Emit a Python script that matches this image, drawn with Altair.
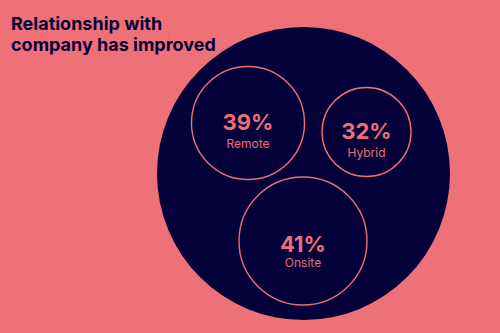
import altair as alt
import pandas as pd

# ---- data ----
categories = ["Remote", "Hybrid", "Onsite"]
values = [39, 32, 41]
value_labels = ["39%", "32%", "41%"]

# ---- layout (canvas pixel coordinates, used through linear scales) ----
bubble_cx = [248, 366.5, 303]
bubble_cy = [123, 132, 241]
pct_baseline = [130, 139, 252]
lbl_baseline = [148, 157, 267]

container_cx = [303.5]
container_cy = [173.5]

BG = "#EF7178"
NAVY = "#03003A"
SALMON = "#EC6F76"
TOP = 60

df = pd.DataFrame({
    "category": categories,
    "value": values,
    "label": value_labels,
    "cx": bubble_cx,
    "cy": bubble_cy,
    "ty": pct_baseline,
    "ly": lbl_baseline,
})
cont = pd.DataFrame({"cx": container_cx, "cy": container_cy})

xs = alt.Scale(domain=[0, 500], nice=False, zero=False)
ys = alt.Scale(domain=[333, TOP], nice=False, zero=False)

container = alt.Chart(cont).mark_circle(color=NAVY, opacity=1, size=293 ** 2).encode(
    x=alt.X("cx:Q", scale=xs, axis=None),
    y=alt.Y("cy:Q", scale=ys, axis=None),
)

bubbles = alt.Chart(df).mark_point(
    shape="circle", filled=False, stroke=SALMON, strokeWidth=1.4, opacity=1
).encode(
    x=alt.X("cx:Q", scale=xs, axis=None),
    y=alt.Y("cy:Q", scale=ys, axis=None),
    size=alt.Size("value:Q", scale=alt.Scale(domain=[32, 39, 41], range=[89 ** 2, 113 ** 2, 128 ** 2]), legend=None),
)

pct = alt.Chart(df).mark_text(
    font="Inter", fontWeight="bold", fontSize=22, color=SALMON, baseline="alphabetic", align="center"
).encode(
    x=alt.X("cx:Q", scale=xs, axis=None),
    y=alt.Y("ty:Q", scale=ys, axis=None),
    text="label:N",
)

lbl = alt.Chart(df).mark_text(
    font="Inter", fontSize=12, color=SALMON, baseline="alphabetic", align="center"
).encode(
    x=alt.X("cx:Q", scale=xs, axis=None),
    y=alt.Y("ly:Q", scale=ys, axis=None),
    text="category:N",
)

chart = alt.layer(container, bubbles, pct, lbl).properties(
    width=500,
    height=333 - TOP,
    background=BG,
    padding={"top": TOP, "left": 0, "right": 0, "bottom": 0},
    autosize=alt.AutoSizeParams(type="none"),
    title=alt.TitleParams(
        text=["Relationship with", "company has improved"],
        anchor="start",
        frame="group",
        orient="top",
        font="Inter",
        fontSize=18,
        fontWeight="bold",
        color=NAVY,
        lineHeight=21,
        dx=11,
        offset=-28,
    ),
).configure_view(stroke=None)

chart.save("out.html", embed_options={"renderer": "svg", "actions": False})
★ ★ ★ ★
* [WHAT IS REQUIRED] Output the lines above in full and exactly as given, omitting any pictures.

* [EXERCISE ANSWER]
Emit a Python script that matches this image, drawn with Altair.
import altair as alt
import pandas as pd

# ---- data ----
categories = ["Remote", "Hybrid", "Onsite"]
values = [39, 32, 41]
value_labels = ["39%", "32%", "41%"]

# ---- layout (canvas pixel coordinates, used through linear scales) ----
bubble_cx = [248, 366.5, 303]
bubble_cy = [123, 132, 241]
pct_baseline = [130, 139, 252]
lbl_baseline = [148, 157, 267]

container_cx = [303.5]
container_cy = [173.5]

BG = "#EF7178"
NAVY = "#03003A"
SALMON = "#EC6F76"
TOP = 60

df = pd.DataFrame({
    "category": categories,
    "value": values,
    "label": value_labels,
    "cx": bubble_cx,
    "cy": bubble_cy,
    "ty": pct_baseline,
    "ly": lbl_baseline,
})
cont = pd.DataFrame({"cx": container_cx, "cy": container_cy})

xs = alt.Scale(domain=[0, 500], nice=False, zero=False)
ys = alt.Scale(domain=[333, TOP], nice=False, zero=False)

container = alt.Chart(cont).mark_circle(color=NAVY, opacity=1, size=293 ** 2).encode(
    x=alt.X("cx:Q", scale=xs, axis=None),
    y=alt.Y("cy:Q", scale=ys, axis=None),
)

bubbles = alt.Chart(df).mark_point(
    shape="circle", filled=False, stroke=SALMON, strokeWidth=1.4, opacity=1
).encode(
    x=alt.X("cx:Q", scale=xs, axis=None),
    y=alt.Y("cy:Q", scale=ys, axis=None),
    size=alt.Size("value:Q", scale=alt.Scale(domain=[32, 39, 41], range=[89 ** 2, 113 ** 2, 128 ** 2]), legend=None),
)

pct = alt.Chart(df).mark_text(
    font="Inter", fontWeight="bold", fontSize=22, color=SALMON, baseline="alphabetic", align="center"
).encode(
    x=alt.X("cx:Q", scale=xs, axis=None),
    y=alt.Y("ty:Q", scale=ys, axis=None),
    text="label:N",
)

lbl = alt.Chart(df).mark_text(
    font="Inter", fontSize=12, color=SALMON, baseline="alphabetic", align="center"
).encode(
    x=alt.X("cx:Q", scale=xs, axis=None),
    y=alt.Y("ly:Q", scale=ys, axis=None),
    text="category:N",
)

chart = alt.layer(container, bubbles, pct, lbl).properties(
    width=500,
    height=333 - TOP,
    background=BG,
    padding={"top": TOP, "left": 0, "right": 0, "bottom": 0},
    autosize=alt.AutoSizeParams(type="none"),
    title=alt.TitleParams(
        text=["Relationship with", "company has improved"],
        anchor="start",
        frame="group",
        orient="top",
        font="Inter",
        fontSize=18,
        fontWeight="bold",
        color=NAVY,
        lineHeight=21,
        dx=11,
        offset=-28,
    ),
).configure_view(stroke=None)

chart.save("out.html", embed_options={"renderer": "svg", "actions": False})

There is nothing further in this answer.